Rongtön Sheja Künrig

Rongtön Sheja Kunrig

The Excellent Path of the Great Vehicle

How to Meditate on the Three Gateways to Liberation According to the Mahāyāna

by Rongtön Sheja Künrig

Homage to the guru and the supreme deity!

Your wisdom is perfectly clear like the sphere of the sun,
And in your compassion, you care for all limitless beings,
Your enlightened actions continuing until the ends of time—
Supreme sage, in devotion I bow down before you!

Ācārya Haribhadra, in explaining the practice of meditating upon the three gateways to liberation, explains how the three gateways can be related to meditation upon the sixteen aspects of the four noble truths, beginning with impermanence. Here, when we explain the three gateways, i.e., emptiness, absence of characteristics and wishlessness, according to the tenets of the Mahāyāna, emptiness is applied to the basis, signlessness is applied to the path, and wishlessness is applied to the result.

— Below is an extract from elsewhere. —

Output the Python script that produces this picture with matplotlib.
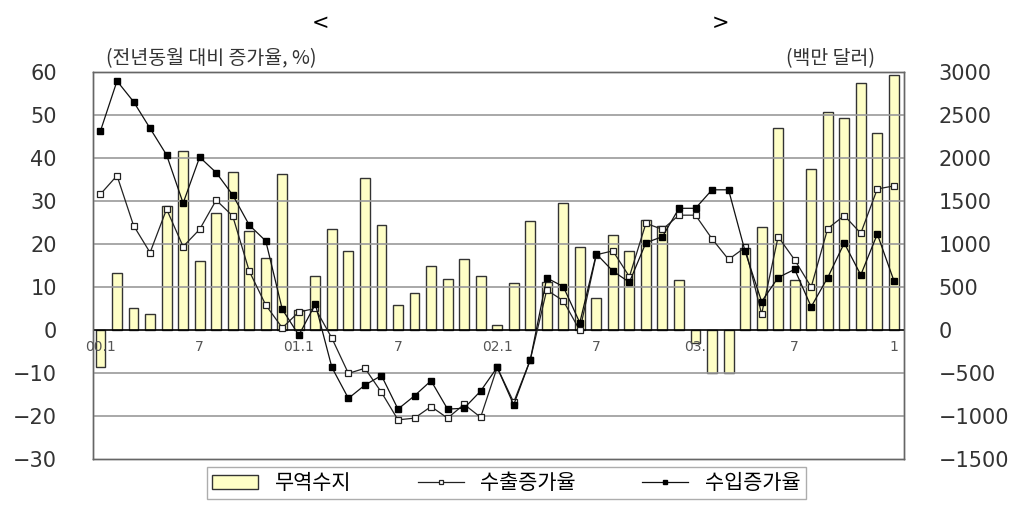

Firstly we must explain the three conceptions which block these gateways to liberation:

  • Perceiving the basis as real blocks the gateway of emptiness;
  • Believing the path to have real characteristics blocks the gateway to absence of characteristics; and
  • Considering the result as something to be wished for blocks the gateway to wishlessness.

It is in order to eliminate these three ideas which block the way to liberation that we practise the meditation upon the three gateways.

‘Basis’ here refers to the aggregates, elements and sense fields. Coemergent ignorance with regard to these functions as the root cause of saṃsāra. As the Seventy Stanzas on Emptiness says:

Genuine conceptual thought—
This, the Teacher has said, is ignorance.

As this indicates, this is the basis of saṃsāra. In order for it to be overcome, we must come to a definitive conclusion about the emptiness of the basis, and then practise the meditation on emptiness. Then, by abandoning the perception of the basis as real, the gateway to emptiness will be opened.

When we are meditating on emptiness, if we consider that this meditation has any real characteristics, that will only serve to entangle us. As it is said:

The aspects are the ceasing of clinging and so on.[1]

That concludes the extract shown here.